§ **Task brief**: Pictures stay out of the copy. Repeat exactly the lines from the first entry below through the line that contains "const fontSize = 23;", and nothing beyond.

** START Listing **

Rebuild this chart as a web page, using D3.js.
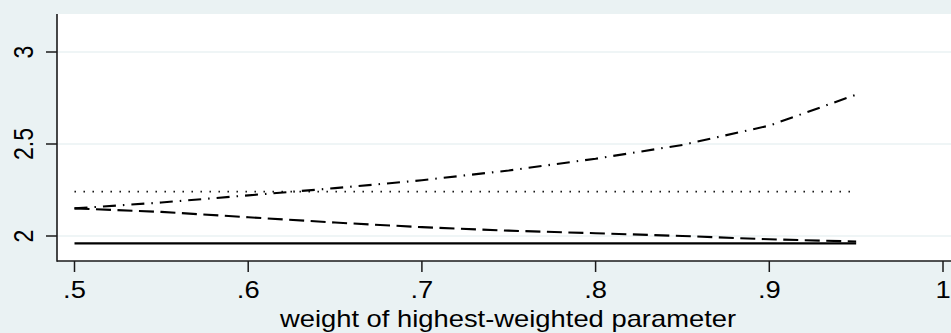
<!DOCTYPE html>
<html>
<head>
<meta charset="utf-8">
<script src="https://cdn.jsdelivr.net/npm/d3@7"></script>
<style>
  html, body { margin: 0; padding: 0; background: #EAF2F3; }
  svg { display: block; }
  text { font-family: "Liberation Sans", Arial, Helvetica, sans-serif; fill: #000; }
</style>
</head>
<body>
<svg id="chart" width="951" height="333"></svg>
<script>
// ---- data ----
const weights      = [0.50, 0.55, 0.60, 0.65, 0.70, 0.75, 0.80, 0.85, 0.90, 0.95];
const solidSeries  = [1.960, 1.960, 1.960, 1.960, 1.960, 1.960, 1.960, 1.960, 1.960, 1.960];
const dottedSeries = [2.241, 2.241, 2.241, 2.241, 2.241, 2.241, 2.241, 2.241, 2.241, 2.241];
const dashedSeries = [2.150, 2.131, 2.102, 2.073, 2.048, 2.029, 2.015, 2.000, 1.982, 1.970];
const dashDotSeries= [2.150, 2.182, 2.221, 2.260, 2.303, 2.356, 2.420, 2.495, 2.600, 2.768];
const xTicks = [0.5, 0.6, 0.7, 0.8, 0.9, 1.0];
const xTickLabels = [".5", ".6", ".7", ".8", ".9", "1"];
const yTicks = [2, 2.5, 3];
const yTickLabels = ["2", "2.5", "3"];
const xAxisTitle = "weight of highest-weighted parameter";

// ---- layout ----
const svg = d3.select("#chart");
const W = 951, H = 333;
const plotLeft = 57, plotRight = 960, plotTop = 14, plotBottom = 261;
const stretch = 1.19;
const fontSize = 23;

const x = d3.scaleLinear().domain([0.5, 1.0]).range([74.5, 943]);
const y = d3.scaleLinear().domain([2, 3]).range([236, 52]);

svg.append("rect").attr("x", 0).attr("y", 0).attr("width", W).attr("height", H).attr("fill", "#EAF2F3");
svg.append("rect").attr("x", plotLeft).attr("y", plotTop)
  .attr("width", plotRight - plotLeft).attr("height", plotBottom - plotTop).attr("fill", "#ffffff");

// gridlines
svg.append("g").selectAll("line").data(yTicks).join("line")
  .attr("x1", plotLeft).attr("x2", plotRight)
  .attr("y1", d => y(d)).attr("y2", d => y(d))
  .attr("stroke", "#EAF2F3").attr("stroke-width", 1.6);

// series
const line = d3.line().x(d => x(d[0])).y(d => y(d[1]));
const series = [
  { values: solidSeries,   dash: null },
  { values: dottedSeries,  dash: "1.4,7.6", width: 1.8 },
  { values: dashedSeries,  dash: "15,6.5" },
  { values: dashDotSeries, dash: "13,7,1.5,7" }
];
series.forEach(s => {
  svg.append("path")
    .datum(weights.map((w, i) => [w, s.values[i]]))
    .attr("d", line)
    .attr("fill", "none")
    .attr("stroke", "#000")
    .attr("stroke-width", s.width || 2.1)
    .attr("stroke-dasharray", s.dash);
});

// axes lines
svg.append("line").attr("x1", plotLeft).attr("x2", plotLeft).attr("y1", plotTop).attr("y2", plotBottom + 0.75)
  .attr("stroke", "#1a1a1a").attr("stroke-width", 1.6);
svg.append("line").attr("x1", plotLeft).attr("x2", W).attr("y1", plotBottom).attr("y2", plotBottom)
  .attr("stroke", "#1a1a1a").attr("stroke-width", 1.6);

// y ticks
svg.append("g").selectAll("line").data(yTicks).join("line")
  .attr("x1", 46).attr("x2", plotLeft)
  .attr("y1", d => y(d)).attr("y2", d => y(d))
  .attr("stroke", "#1a1a1a").attr("stroke-width", 1.5);
svg.append("g").selectAll("text").data(yTicks).join("text")
  .attr("transform", d => `translate(33,${y(d)}) scale(${stretch},1) rotate(-90)`)
  .attr("text-anchor", "middle")
  .attr("font-size", fontSize)
  .text((d, i) => yTickLabels[i]);

// x ticks
svg.append("g").selectAll("line").data(xTicks).join("line")
  .attr("x1", d => x(d)).attr("x2", d => x(d))
  .attr("y1", plotBottom).attr("y2", 272)
  .attr("stroke", "#1a1a1a").attr("stroke-width", 1.5);
svg.append("g").selectAll("text").data(xTicks).join("text")
  .attr("transform", d => `translate(${x(d)},298) scale(${stretch},1)`)
  .attr("text-anchor", "middle")
  .attr("font-size", fontSize)
  .text((d, i) => xTickLabels[i]);

// x axis title
svg.append("text")
  .attr("transform", `translate(508,327) scale(${stretch},1)`)
  .attr("text-anchor", "middle")
  .attr("font-size", fontSize)
  .text(xAxisTitle);
</script>
</body>
</html>
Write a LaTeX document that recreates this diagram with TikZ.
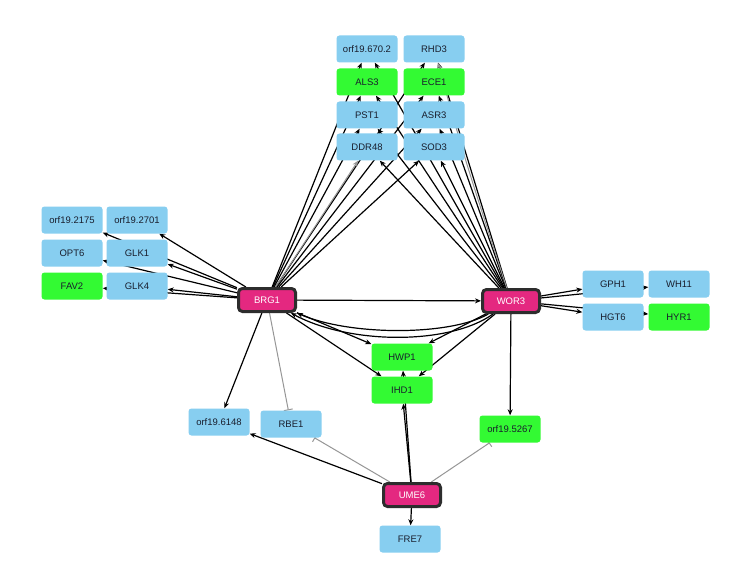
\documentclass[tikz,border=0pt]{standalone}
\usepackage{fontspec}
\setmainfont{Liberation Sans}
\usetikzlibrary{arrows.meta,backgrounds}
\definecolor{nblue}{RGB}{135,206,240}
\definecolor{ngreen}{RGB}{51,250,51}
\definecolor{nmag}{RGB}{228,40,128}
\definecolor{nborder}{RGB}{45,45,45}
\definecolor{egray}{RGB}{150,150,150}
\definecolor{ntext}{RGB}{25,30,45}
\pgfdeclarelayer{edgelayer}
\pgfsetlayers{background,edgelayer,main}
\begin{document}
\begin{tikzpicture}[x=1pt,y=-1pt,
  gene/.style={rectangle,rounded corners=3pt,minimum width=61pt,minimum height=27pt,inner sep=0pt,font=\fontsize{9.5}{11}\selectfont,text=ntext},
  bgene/.style={gene,fill=nblue},
  ggene/.style={gene,fill=ngreen},
  tf/.style={rectangle,rounded corners=4pt,minimum width=57pt,minimum height=23pt,inner sep=0pt,fill=nmag,draw=nborder,line width=3pt,text=white,font=\fontsize{9.5}{11}\selectfont},
  act/.style={draw=black,line width=1.2pt,-{Stealth[length=6pt,width=5pt]}},
  gact/.style={draw=egray,line width=1pt,-{Stealth[length=6pt,width=5pt]}},
  inh/.style={draw=egray,line width=1pt,-{Bar[width=9pt]}}
]
\begin{pgfonlayer}{background}
\fill[white] (0,0) rectangle (750,583);
\end{pgfonlayer}
\useasboundingbox (0,0) rectangle (750,583);

% top cluster
\node[bgene] (o670) at (367,49) {orf19.670.2};
\node[bgene] (RHD3) at (434,49) {RHD3};
\node[ggene] (ALS3) at (367,82) {ALS3};
\node[ggene] (ECE1) at (434,82) {ECE1};
\node[bgene] (PST1) at (367,115) {PST1};
\node[bgene] (ASR3) at (434,115) {ASR3};
\node[bgene] (DDR48) at (367,147) {DDR48};
\node[bgene] (SOD3) at (434,147) {SOD3};
% left cluster
\node[bgene] (o2175) at (72,220) {orf19.2175};
\node[bgene] (o2701) at (137,220) {orf19.2701};
\node[bgene] (OPT6) at (72,253) {OPT6};
\node[bgene] (GLK1) at (137,253) {GLK1};
\node[ggene] (FAV2) at (72,286) {FAV2};
\node[bgene] (GLK4) at (137,286) {GLK4};
% regulators
\node[tf] (BRG1) at (267,300) {BRG1};
\node[tf] (WOR3) at (511,301) {WOR3};
\node[tf] (UME6) at (412,495) {UME6};
% right cluster
\node[bgene] (GPH1) at (613,284) {GPH1};
\node[bgene] (WH11) at (679,284) {WH11};
\node[bgene] (HGT6) at (613,317) {HGT6};
\node[ggene] (HYR1) at (679,317) {HYR1};
% middle / bottom
\node[ggene] (HWP1) at (402,357) {HWP1};
\node[ggene] (IHD1) at (402,390) {IHD1};
\node[bgene] (o6148) at (219,422) {orf19.6148};
\node[bgene] (RBE1) at (291,424) {RBE1};
\node[ggene] (o5267) at (510,429) {orf19.5267};
\node[bgene] (FRE7) at (410,539) {FRE7};

\begin{pgfonlayer}{edgelayer}
% BRG1 targets
\foreach \t in {o2175,o2701,OPT6,GLK1,FAV2,GLK4,WOR3,HWP1,IHD1,o6148,o670,ALS3,PST1,RHD3,ECE1,ASR3,SOD3}
  \draw[act] (BRG1) -- (\t);
\draw[gact] (BRG1) -- (DDR48);
\draw[inh] (BRG1) -- (RBE1);
% WOR3 targets
\foreach \t in {GPH1,WH11,HGT6,HYR1,HWP1,IHD1,o5267,o670,ALS3,PST1,DDR48,RHD3,ECE1,ASR3,SOD3}
  \draw[act] (WOR3) -- (\t);
\draw[gact] (WOR3) .. controls (465,160) .. (RHD3);
\draw[act] (WOR3) .. controls (450,345) and (350,345) .. (BRG1);
\draw[act] (WOR3) .. controls (450,336) and (350,336) .. (BRG1);
% UME6 targets
\foreach \t in {IHD1,HWP1,o6148,FRE7}
  \draw[act] (UME6) -- (\t);
\draw[inh] (UME6) -- (RBE1);
\draw[inh] (UME6) -- (o5267);
\end{pgfonlayer}
\end{tikzpicture}
\end{document}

** END Listing **

§ **Task result**:
Rebuild this chart as a web page, using D3.js.
<!DOCTYPE html>
<html>
<head>
<meta charset="utf-8">
<script src="https://cdn.jsdelivr.net/npm/d3@7"></script>
<style>
  html, body { margin: 0; padding: 0; background: #EAF2F3; }
  svg { display: block; }
  text { font-family: "Liberation Sans", Arial, Helvetica, sans-serif; fill: #000; }
</style>
</head>
<body>
<svg id="chart" width="951" height="333"></svg>
<script>
// ---- data ----
const weights      = [0.50, 0.55, 0.60, 0.65, 0.70, 0.75, 0.80, 0.85, 0.90, 0.95];
const solidSeries  = [1.960, 1.960, 1.960, 1.960, 1.960, 1.960, 1.960, 1.960, 1.960, 1.960];
const dottedSeries = [2.241, 2.241, 2.241, 2.241, 2.241, 2.241, 2.241, 2.241, 2.241, 2.241];
const dashedSeries = [2.150, 2.131, 2.102, 2.073, 2.048, 2.029, 2.015, 2.000, 1.982, 1.970];
const dashDotSeries= [2.150, 2.182, 2.221, 2.260, 2.303, 2.356, 2.420, 2.495, 2.600, 2.768];
const xTicks = [0.5, 0.6, 0.7, 0.8, 0.9, 1.0];
const xTickLabels = [".5", ".6", ".7", ".8", ".9", "1"];
const yTicks = [2, 2.5, 3];
const yTickLabels = ["2", "2.5", "3"];
const xAxisTitle = "weight of highest-weighted parameter";

// ---- layout ----
const svg = d3.select("#chart");
const W = 951, H = 333;
const plotLeft = 57, plotRight = 960, plotTop = 14, plotBottom = 261;
const stretch = 1.19;
const fontSize = 23;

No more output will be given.